Here is a good word from Henri Nouwen that ties in well with part of what we reflected upon yesterday in worship:
"Nothing is real without deriving its reality from God. This was the great discovery of St. Francis when he suddenly saw the whole world in God's hands and wondered why he did not drop it. St. Augustine, St. Teresa of Avila, St. John Vianney, and all the saints are saints precisely because for them the order of being was turned around and they saw, felt, and - above all - knew with their heart that outside of God nothing is, nothing breates, nothing moves, and nothing lives.
"This makes me aware that the basis of all ministry rests not in the moral life but in the mystical life. The issue is not to live as well as we can, but to let our life be one that finds its source in the Divine life." - From Gracias!

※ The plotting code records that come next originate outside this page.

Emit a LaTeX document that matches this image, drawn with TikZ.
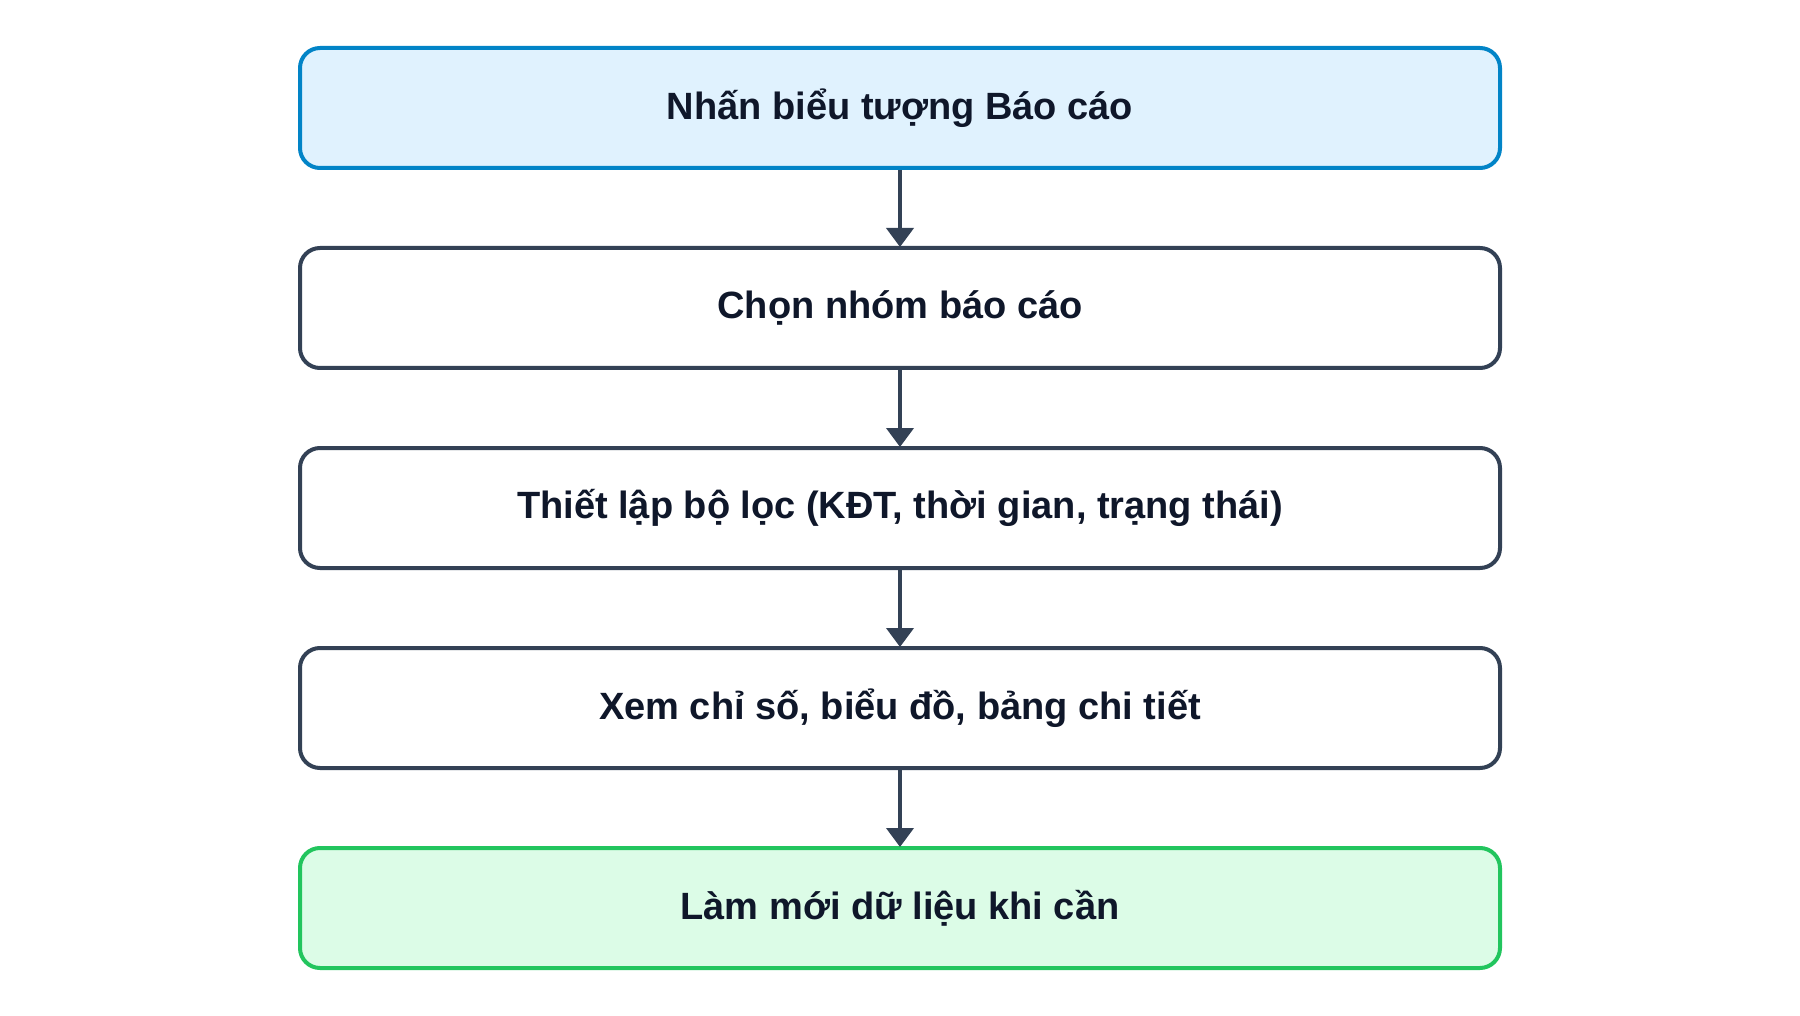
\documentclass[tikz,border=0pt]{standalone}
\usepackage{fontspec}
\setmainfont{Liberation Sans}
\usetikzlibrary{arrows.meta}
\definecolor{txt}{HTML}{0F172A}
\definecolor{slate}{HTML}{334155}
\definecolor{bluefill}{HTML}{E0F2FE}
\definecolor{bluedraw}{HTML}{0284C7}
\definecolor{greenfill}{HTML}{DCFCE7}
\definecolor{greendraw}{HTML}{22C55E}
\begin{document}
\begin{tikzpicture}[x=1pt,y=-1pt,
  stepbox/.style={draw=slate, fill=white, line width=4pt, rounded corners=20pt,
    minimum width=1200pt, minimum height=120pt, inner sep=0pt,
    text=txt, font=\fontsize{38}{45}\selectfont\bfseries},
  startbox/.style={stepbox, draw=bluedraw, fill=bluefill},
  endbox/.style={stepbox, draw=greendraw, fill=greenfill},
  conn/.style={draw=slate, line width=4pt, -{Triangle[length=19pt,width=27pt]}, shorten >=-1pt}]
\useasboundingbox (0,0) rectangle (1800,1016);
\node[startbox] (s1) at (900,108) {Nhấn biểu tượng Báo cáo};
\node[stepbox] (s2) at (900,308) {Chọn nhóm báo cáo};
\node[stepbox] (s3) at (900,508) {Thiết lập bộ lọc (KĐT, thời gian, trạng thái)};
\node[stepbox] (s4) at (900,708) {Xem chỉ số, biểu đồ, bảng chi tiết};
\node[endbox] (s5) at (900,908) {Làm mới dữ liệu khi cần};
\draw[conn] (s1) -- (s2);
\draw[conn] (s2) -- (s3);
\draw[conn] (s3) -- (s4);
\draw[conn] (s4) -- (s5);
\end{tikzpicture}
\end{document}
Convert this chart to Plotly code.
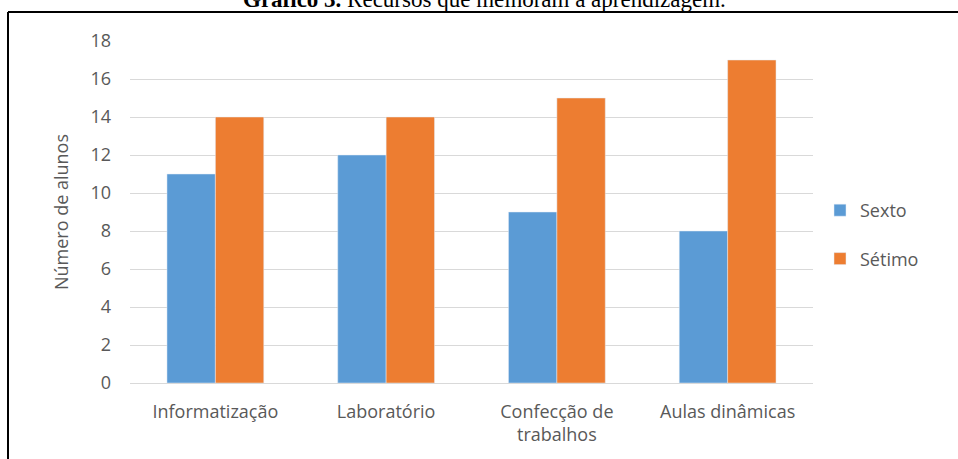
import plotly.graph_objects as go

# Chart data
categorias = ["Informatização", "Laboratório", "Confecção de<br>trabalhos", "Aulas dinâmicas"]
sexto = [11, 12, 9, 8]
setimo = [14, 14, 15, 17]
y_ticks = list(range(0, 19, 2))

AZUL = "#5B9BD5"
LARANJA = "#ED7D31"
CINZA_TEXTO = "#595959"
CINZA_GRADE = "#D9D9D9"
FONTE = "Open Sans"

W, H = 958, 459
ML, MR, MT, MB = 130, 145, 41, 76
PW, PH = W - ML - MR, H - MT - MB


def px_x(px):
    return (px - ML) / PW


def px_y(py):
    return (H - MB - py) / PH


fig = go.Figure()
fig.add_trace(go.Bar(name="Sexto", x=categorias, y=sexto, marker_color=AZUL,
                     legendgroup="a"))
fig.add_trace(go.Bar(name="Sétimo", x=categorias, y=setimo, marker_color=LARANJA,
                     legendgroup="b"))

fig.update_layout(
    width=W, height=H,
    margin=dict(l=ML, r=MR, t=MT, b=MB, autoexpand=False),
    paper_bgcolor="white", plot_bgcolor="white",
    barmode="group", bargap=0.433, bargroupgap=0,
    font=dict(family=FONTE, size=18, color=CINZA_TEXTO),
    showlegend=True,
    legend=dict(x=px_x(820), xanchor="left", y=px_y(234.5), yanchor="middle",
                tracegroupgap=22, font=dict(size=18, color=CINZA_TEXTO),
                bgcolor="rgba(0,0,0,0)"),
    xaxis=dict(showgrid=False, showline=False, zeroline=False,
               ticks="", ticklabelstandoff=16, automargin=False,
               tickfont=dict(size=18, color=CINZA_TEXTO)),
    yaxis=dict(range=[0, 18], tickvals=y_ticks, showgrid=True,
               gridcolor=CINZA_GRADE, gridwidth=1, zeroline=True,
               zerolinecolor=CINZA_GRADE, zerolinewidth=1, showline=False,
               ticks="", ticklabelstandoff=18, automargin=False,
               tickfont=dict(size=18, color=CINZA_TEXTO),
               title=dict(text="Número de alunos", standoff=17,
                          font=dict(size=18, color=CINZA_TEXTO))),
)

# Caption above the frame
fig.add_annotation(
    text="<b>Gráfico 3.</b> Recursos que melhoram a aprendizagem.",
    xref="paper", yref="paper", x=px_x(484), y=px_y(0), xanchor="center",
    yanchor="middle", showarrow=False,
    font=dict(family="Liberation Serif", size=23, color="black"),
)

# Frame lines (top and left)
fig.add_shape(type="line", xref="paper", yref="paper",
              x0=px_x(8), x1=px_x(W + 20), y0=px_y(12), y1=px_y(12),
              line=dict(color="black", width=2))
fig.add_shape(type="line", xref="paper", yref="paper",
              x0=px_x(8), x1=px_x(8), y0=px_y(12), y1=px_y(H + 20),
              line=dict(color="black", width=2))

fig.write_html("out.html")
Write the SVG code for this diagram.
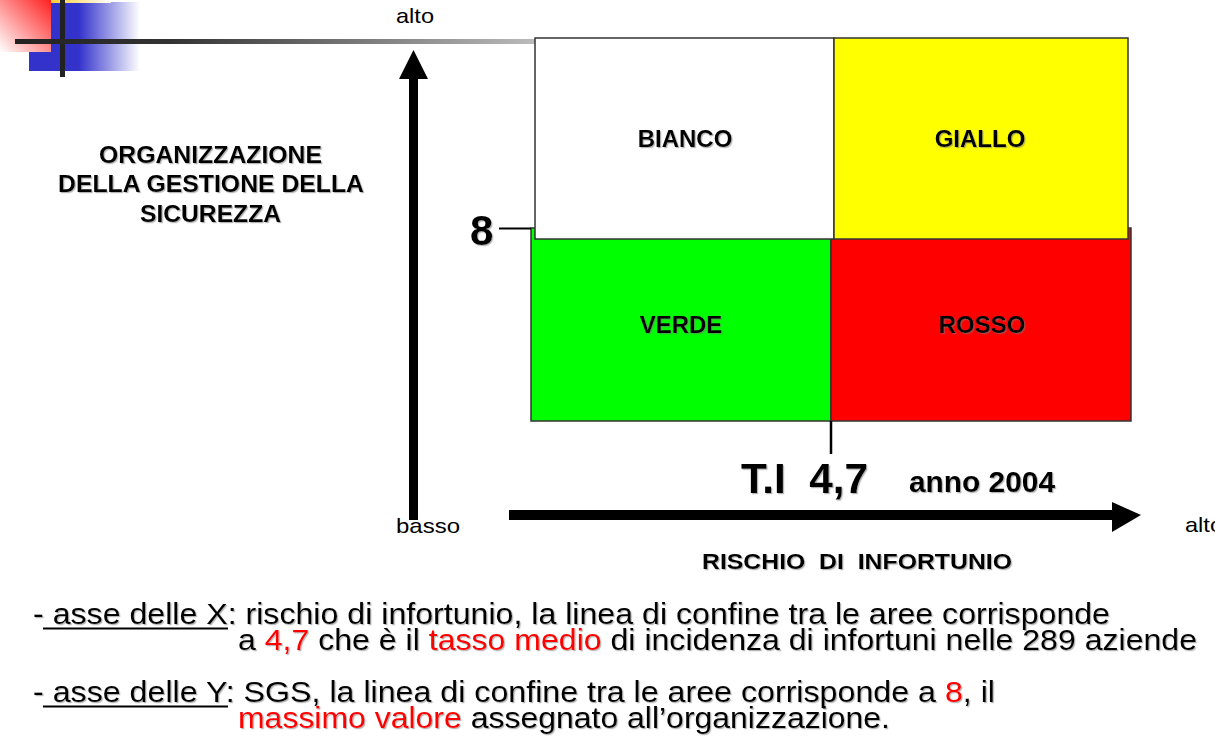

I think what Nouwen is saying relates especially well to Paul and what we've discussed about him as we've been looking at Philippians. Paul strikes me as someone whose "whole order of being was turned around," and that he came to discover that God is not a moral police-officer, but is rather a the great lover of a fallen, broken world in need of redemption. I think Paul's deep, abiding awareness in God's sovereign benevolence is also what gave him such confidence regarding whatever the future held for him. He knew that - as Nouwen describes - all the events of history, including Paul's own personal history, were in God's good, strong hands.